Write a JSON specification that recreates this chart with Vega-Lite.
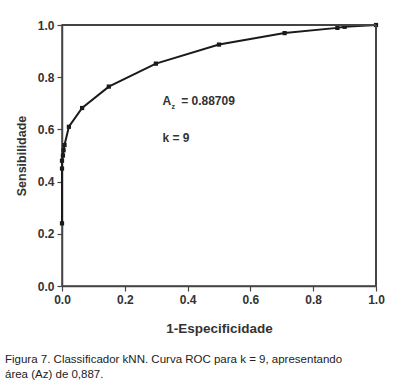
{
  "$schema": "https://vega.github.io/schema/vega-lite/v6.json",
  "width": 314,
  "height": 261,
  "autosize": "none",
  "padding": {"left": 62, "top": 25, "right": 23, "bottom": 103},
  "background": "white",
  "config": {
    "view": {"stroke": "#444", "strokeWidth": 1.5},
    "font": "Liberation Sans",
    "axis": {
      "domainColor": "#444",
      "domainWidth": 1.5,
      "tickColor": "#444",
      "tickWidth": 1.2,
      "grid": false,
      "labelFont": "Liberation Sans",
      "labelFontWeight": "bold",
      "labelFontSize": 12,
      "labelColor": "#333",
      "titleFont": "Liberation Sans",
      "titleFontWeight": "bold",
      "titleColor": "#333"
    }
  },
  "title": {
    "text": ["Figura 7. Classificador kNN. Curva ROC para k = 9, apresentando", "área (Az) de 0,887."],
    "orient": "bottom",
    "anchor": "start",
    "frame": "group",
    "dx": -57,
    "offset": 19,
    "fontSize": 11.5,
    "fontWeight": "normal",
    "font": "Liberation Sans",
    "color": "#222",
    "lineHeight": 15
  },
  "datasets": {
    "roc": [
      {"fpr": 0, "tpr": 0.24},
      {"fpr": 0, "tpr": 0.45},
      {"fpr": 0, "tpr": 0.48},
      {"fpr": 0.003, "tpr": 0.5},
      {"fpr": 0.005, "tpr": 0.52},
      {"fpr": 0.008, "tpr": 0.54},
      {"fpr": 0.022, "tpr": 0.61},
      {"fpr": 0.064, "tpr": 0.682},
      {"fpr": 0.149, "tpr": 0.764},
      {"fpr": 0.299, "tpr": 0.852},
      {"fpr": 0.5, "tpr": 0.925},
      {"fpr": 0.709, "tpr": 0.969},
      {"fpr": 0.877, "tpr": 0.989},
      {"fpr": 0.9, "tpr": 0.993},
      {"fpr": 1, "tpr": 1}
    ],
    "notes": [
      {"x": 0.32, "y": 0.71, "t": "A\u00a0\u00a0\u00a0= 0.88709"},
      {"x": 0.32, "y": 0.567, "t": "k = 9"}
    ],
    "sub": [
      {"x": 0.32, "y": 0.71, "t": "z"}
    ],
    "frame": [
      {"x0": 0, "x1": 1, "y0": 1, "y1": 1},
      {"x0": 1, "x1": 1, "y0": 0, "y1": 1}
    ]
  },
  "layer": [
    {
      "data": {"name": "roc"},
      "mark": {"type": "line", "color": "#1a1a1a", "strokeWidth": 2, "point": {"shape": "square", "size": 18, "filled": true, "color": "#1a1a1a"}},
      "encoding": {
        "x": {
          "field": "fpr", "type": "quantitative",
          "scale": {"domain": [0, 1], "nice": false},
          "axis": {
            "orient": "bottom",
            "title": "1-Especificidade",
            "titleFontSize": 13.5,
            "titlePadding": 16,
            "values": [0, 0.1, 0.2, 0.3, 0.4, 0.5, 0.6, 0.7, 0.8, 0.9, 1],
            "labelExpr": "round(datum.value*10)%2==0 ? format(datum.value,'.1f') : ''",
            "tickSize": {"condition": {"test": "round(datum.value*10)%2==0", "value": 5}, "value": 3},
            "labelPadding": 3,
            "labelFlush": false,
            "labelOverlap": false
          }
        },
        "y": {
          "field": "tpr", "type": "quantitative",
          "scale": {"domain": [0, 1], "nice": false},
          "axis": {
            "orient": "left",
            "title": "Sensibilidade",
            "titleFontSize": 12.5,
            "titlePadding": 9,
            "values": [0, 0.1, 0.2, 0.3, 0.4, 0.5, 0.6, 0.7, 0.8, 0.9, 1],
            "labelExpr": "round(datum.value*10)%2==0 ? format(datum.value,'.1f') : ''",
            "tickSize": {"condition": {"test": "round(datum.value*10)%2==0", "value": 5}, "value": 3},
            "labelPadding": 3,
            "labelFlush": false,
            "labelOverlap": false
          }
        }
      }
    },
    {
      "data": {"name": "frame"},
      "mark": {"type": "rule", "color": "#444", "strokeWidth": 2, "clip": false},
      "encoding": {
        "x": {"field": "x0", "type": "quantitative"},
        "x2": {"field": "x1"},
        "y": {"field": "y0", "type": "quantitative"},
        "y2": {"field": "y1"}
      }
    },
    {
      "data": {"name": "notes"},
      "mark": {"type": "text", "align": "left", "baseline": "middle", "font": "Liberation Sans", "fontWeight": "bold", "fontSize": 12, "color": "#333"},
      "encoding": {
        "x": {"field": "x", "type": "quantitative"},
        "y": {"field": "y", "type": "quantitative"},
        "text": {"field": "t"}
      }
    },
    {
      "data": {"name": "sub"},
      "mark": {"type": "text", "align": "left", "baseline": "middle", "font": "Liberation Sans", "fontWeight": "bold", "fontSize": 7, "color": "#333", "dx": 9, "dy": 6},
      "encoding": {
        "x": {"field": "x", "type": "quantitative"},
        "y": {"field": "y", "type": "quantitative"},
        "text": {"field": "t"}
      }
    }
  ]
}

..............................

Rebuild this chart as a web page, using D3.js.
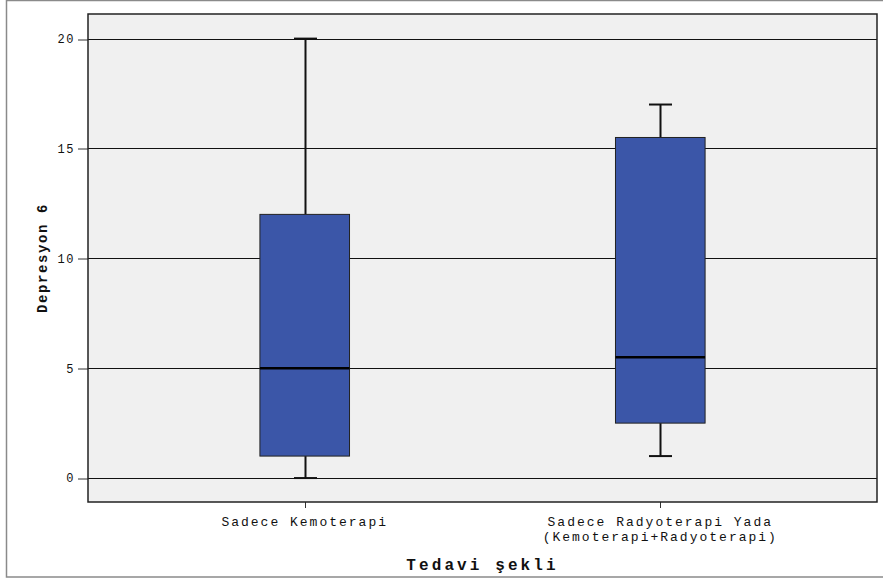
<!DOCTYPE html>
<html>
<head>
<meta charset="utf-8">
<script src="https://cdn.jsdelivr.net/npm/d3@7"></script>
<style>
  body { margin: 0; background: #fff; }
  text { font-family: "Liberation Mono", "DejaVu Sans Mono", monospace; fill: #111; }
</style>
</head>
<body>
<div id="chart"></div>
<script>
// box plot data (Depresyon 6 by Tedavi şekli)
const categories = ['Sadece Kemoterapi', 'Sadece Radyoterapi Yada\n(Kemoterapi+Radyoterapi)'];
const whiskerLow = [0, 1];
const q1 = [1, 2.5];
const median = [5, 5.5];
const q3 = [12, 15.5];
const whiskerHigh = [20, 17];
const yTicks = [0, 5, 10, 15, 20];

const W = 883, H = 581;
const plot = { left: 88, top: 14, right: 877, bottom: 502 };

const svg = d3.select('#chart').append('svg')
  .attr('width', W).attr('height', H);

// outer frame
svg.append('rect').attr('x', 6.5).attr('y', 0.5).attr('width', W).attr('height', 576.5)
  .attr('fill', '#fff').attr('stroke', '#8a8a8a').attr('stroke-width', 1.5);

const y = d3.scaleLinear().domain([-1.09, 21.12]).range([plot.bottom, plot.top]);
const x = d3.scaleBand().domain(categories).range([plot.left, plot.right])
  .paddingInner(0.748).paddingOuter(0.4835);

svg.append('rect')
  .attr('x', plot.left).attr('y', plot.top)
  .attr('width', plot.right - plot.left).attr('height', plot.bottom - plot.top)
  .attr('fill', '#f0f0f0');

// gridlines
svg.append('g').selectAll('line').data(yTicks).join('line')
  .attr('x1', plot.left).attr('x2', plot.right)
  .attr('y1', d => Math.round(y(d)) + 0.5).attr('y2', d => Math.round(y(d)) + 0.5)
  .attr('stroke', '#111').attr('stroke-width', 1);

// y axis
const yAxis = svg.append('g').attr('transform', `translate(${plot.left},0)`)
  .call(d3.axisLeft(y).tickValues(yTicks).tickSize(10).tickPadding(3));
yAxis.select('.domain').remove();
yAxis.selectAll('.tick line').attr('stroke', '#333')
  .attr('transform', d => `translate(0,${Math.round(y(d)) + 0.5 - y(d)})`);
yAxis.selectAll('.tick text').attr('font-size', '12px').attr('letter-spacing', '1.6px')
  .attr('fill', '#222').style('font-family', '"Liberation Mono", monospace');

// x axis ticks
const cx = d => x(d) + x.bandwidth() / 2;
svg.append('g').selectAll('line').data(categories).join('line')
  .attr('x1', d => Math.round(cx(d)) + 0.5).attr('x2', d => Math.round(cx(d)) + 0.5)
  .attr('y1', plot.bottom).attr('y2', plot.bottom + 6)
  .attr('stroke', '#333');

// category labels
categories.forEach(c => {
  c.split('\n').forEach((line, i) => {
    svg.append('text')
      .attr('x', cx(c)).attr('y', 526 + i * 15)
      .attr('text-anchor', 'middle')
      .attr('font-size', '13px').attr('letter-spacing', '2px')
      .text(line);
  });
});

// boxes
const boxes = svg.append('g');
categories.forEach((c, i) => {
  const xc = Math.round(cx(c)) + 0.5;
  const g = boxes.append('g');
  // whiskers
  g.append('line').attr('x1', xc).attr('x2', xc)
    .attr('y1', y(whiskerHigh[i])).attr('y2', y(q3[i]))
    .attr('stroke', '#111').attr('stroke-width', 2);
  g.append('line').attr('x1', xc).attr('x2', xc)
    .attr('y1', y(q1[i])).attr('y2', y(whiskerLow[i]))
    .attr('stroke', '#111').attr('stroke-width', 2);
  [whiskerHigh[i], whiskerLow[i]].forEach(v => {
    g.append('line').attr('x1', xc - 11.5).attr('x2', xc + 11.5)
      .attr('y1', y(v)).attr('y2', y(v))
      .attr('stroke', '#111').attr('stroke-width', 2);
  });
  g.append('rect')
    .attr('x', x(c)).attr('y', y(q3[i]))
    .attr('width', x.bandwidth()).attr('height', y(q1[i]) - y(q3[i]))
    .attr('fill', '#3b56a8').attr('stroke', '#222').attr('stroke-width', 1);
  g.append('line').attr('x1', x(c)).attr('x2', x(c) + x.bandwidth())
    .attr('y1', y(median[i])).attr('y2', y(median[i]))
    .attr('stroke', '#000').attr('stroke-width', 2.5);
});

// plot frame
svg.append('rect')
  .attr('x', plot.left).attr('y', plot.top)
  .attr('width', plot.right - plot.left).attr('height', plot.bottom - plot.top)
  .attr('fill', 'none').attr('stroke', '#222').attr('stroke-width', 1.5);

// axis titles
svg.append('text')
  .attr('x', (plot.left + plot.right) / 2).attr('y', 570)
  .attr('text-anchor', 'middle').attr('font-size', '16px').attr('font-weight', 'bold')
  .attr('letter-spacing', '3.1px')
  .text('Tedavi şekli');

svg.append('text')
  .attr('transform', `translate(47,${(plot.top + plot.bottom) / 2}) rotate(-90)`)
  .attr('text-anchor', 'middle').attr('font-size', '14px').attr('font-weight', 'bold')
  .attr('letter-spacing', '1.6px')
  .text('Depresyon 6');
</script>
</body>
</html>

..............................

> **Problem to solve**: Which lines contain "chart"? Copy each of them.

> **Correct result**:
Write a JSON specification that recreates this chart with Vega-Lite.
Rebuild this chart as a web page, using D3.js.
<div id="chart"></div>
const svg = d3.select('#chart').append('svg')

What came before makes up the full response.